Spotlight November 2019: 'A Look at Language and Culture Issues in Mass Violence Trials'
What kinds of misunderstandings emerge in the context of criminal trials dealing with war crimes, crimes against humanity and genocide? What are the impacts of different linguistic and cultural practices on both the proceedings and the ways in which these proceedings are understood? While various scholars and observers have mapped parts of this vast terrain over the past two decades (see the work, among others, of Nancy Combs, Nigel Eltringham, Joshua Karton, Tim Kelsall, Jonneke Koomen and Catherine Namakula), several new commentaries featuring language and culture deserve a mention.
A recent article by anthropologist María Luz García highlights the difficulties that can arise when different discursive styles meet in the context of a courtroom. García carried out an in-depth study of how language was used during the 2013 domestic trial of former Guatemalan leader José Efraín Ríos Montt, who was charged with genocide of the Mayan Ixil indigenous population. García found that “the language ideologies governing discourse in Western courtrooms seek to divorce language use from cultural context through the proposition that content can be transferred from one language to another without loss of meaning.” In particular, she observed that the court was unable to recognize Ixil ways of speaking and therefore Ixil subjectivities. García notes that as a growing number of Mayan language speakers migrate to the United States, they increasingly find themselves enmeshed in legal processes where they continue to experience communication problems. (Pictured at right: Members of the Ixil community attending the Ríos Montt trial.)
Questions around language issues were also part of the recent visit by journalists from the Central African Republic (CAR) to the International Criminal Court (ICC), where they attended the confirmation of charges hearing for two Central African defendants, Alfred Yekatom and Patrice-Edouard Ngaïssona. Inès Laure Ngopot, special envoy to the ICC for Radio Ndeke Luka, described her experience in an interview with JusticeInfo. She and her colleagues were surprised to find that few documents relating to the case were available in French, despite CAR being a francophone country and French being an ICC working language. “We Central African journalists were very disappointed when some important documents for our articles were only in English,” Ngopot noted. “This has made our work very difficult.” She was also surprised when defense counsel objected to the journalists making a reportage in Sango because they did not understand what the journalists were saying. According to Ngopot, they seemed “unaware that this hearing concerns the Central African population, some of whom do not understand either English or French.”

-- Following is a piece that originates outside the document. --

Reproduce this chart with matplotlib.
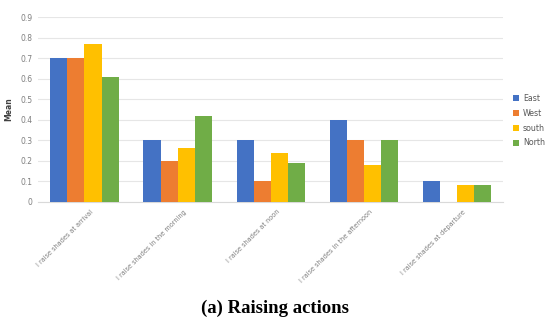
import matplotlib
matplotlib.use("Agg")
import matplotlib.pyplot as plt
import matplotlib.transforms as mtransforms
import numpy as np

categories = ["I raise shades at arrival", "I raise shades in the morning",
              "I raise shades at noon", "I raise shades in the afternoon",
              "I raise shades at departure"]
series_names = ["East", "West", "south", "North"]
east = [0.7, 0.3, 0.3, 0.4, 0.1]
west = [0.7, 0.2, 0.1, 0.3, 0.0]
south = [0.77, 0.26, 0.24, 0.18, 0.08]
north = [0.61, 0.42, 0.19, 0.3, 0.08]
yticks = [0, 0.1, 0.2, 0.3, 0.4, 0.5, 0.6, 0.7, 0.8, 0.9]
ytick_labels = ["0", "0.1", "0.2", "0.3", "0.4", "0.5", "0.6", "0.7", "0.8", "0.9"]
title = "(a) Raising actions"

colors = ["#4472C4", "#ED7D31", "#FFC000", "#70AD47"]

fig = plt.figure(figsize=(5.5, 3.21), dpi=100)
ax = fig.add_axes([0.069, 0.371, 0.846, 0.576])

x = np.arange(len(categories))
w = 0.183
for i, (vals, name) in enumerate(zip([east, west, south, north], series_names)):
    ax.bar(x + (i - 1.5) * w, vals, width=w, color=colors[i], label=name, zorder=3)

ax.set_xlim(-0.5, len(categories) - 0.5)
ax.set_ylim(0, 0.9)
ax.set_yticks(yticks)
ax.set_yticklabels(ytick_labels, fontsize=5.5, color="#7F7F7F")
ax.yaxis.grid(True, color="#E6E6E6", linewidth=0.8, zorder=0)
ax.tick_params(axis="y", length=0, pad=4)
ax.tick_params(axis="x", length=0, pad=2)
for s in ["top", "right", "left"]:
    ax.spines[s].set_visible(False)
ax.spines["bottom"].set_color("#D9D9D9")
ax.spines["bottom"].set_linewidth(0.8)

ax.set_xticks(x)
labels = ax.set_xticklabels(categories, rotation=45, ha="right", va="top",
                            rotation_mode="anchor", fontsize=4.7, color="#7F7F7F")
offset = mtransforms.ScaledTranslation(0.06, -0.04, fig.dpi_scale_trans)
for lab in labels:
    lab.set_transform(lab.get_transform() + offset)

ax.set_ylabel("Mean", fontsize=5.5, fontweight="bold", color="#404040", labelpad=5)

ax.legend(loc="center left", bbox_to_anchor=(1.005, 0.44), frameon=False,
          fontsize=5.7, handlelength=0.8, handleheight=0.8, handletextpad=0.5,
          labelspacing=0.75, labelcolor="#595959")

fig.text(0.5, 1 - 308 / 321, title, ha="center", va="center", fontsize=13.5,
         fontweight="bold", family="Liberation Serif")

fig.savefig("out.png", dpi=100)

A disconnect also emerged between the language of retributive justice and that of reconciliation. Ngopot explained, "We Central African journalists are aware of our role in relation to the public. As the country is in the post-conflict stage, we must avoid fueling hatred among our listeners or readers. During this hearing, the judges, the prosecutor's office and the defence used a lot of harsh language, which could have a negative impact on the public. For example, they talked of ‘throat slitting’, of a ‘Muslim population that was massacred by Anti-Balaka’, a ‘religious’ conflict, etc. These are words that we Central African journalists cannot convey as such. We try to say it in a different way while keeping the idea.” In a recent Opinio Juris symposium devoted to Phil Clark’s Distant Justice: The Impact of the International Criminal Court on African Politics, the author makes a similar observation about the Court’s “negative impact on African societies in terms of jeopardising elections, peace negotiations, truth commissions, demobilisation programmes and community-based rituals.” Symposium participants Mark Drumbl and Kamari Clarke also offered thought-provoking comments about how the ICC is distant both emotionally and affectively from African societies, perspectives that do not align with the generally rational and Western-oriented culture of international criminal law.
Readers may learn more about the interrelation of language and culture at the ICC, including various effects of English-language dominance within the institution, in a soon-to-be published article by IJIN editor Leigh Swigart: “Now You See It, Now You Don’t: Culture at the International Criminal Court”. This nexus of issues in legal settings is the focus of Brandeis University’s Project on Language, Culture and Justice, currently under development.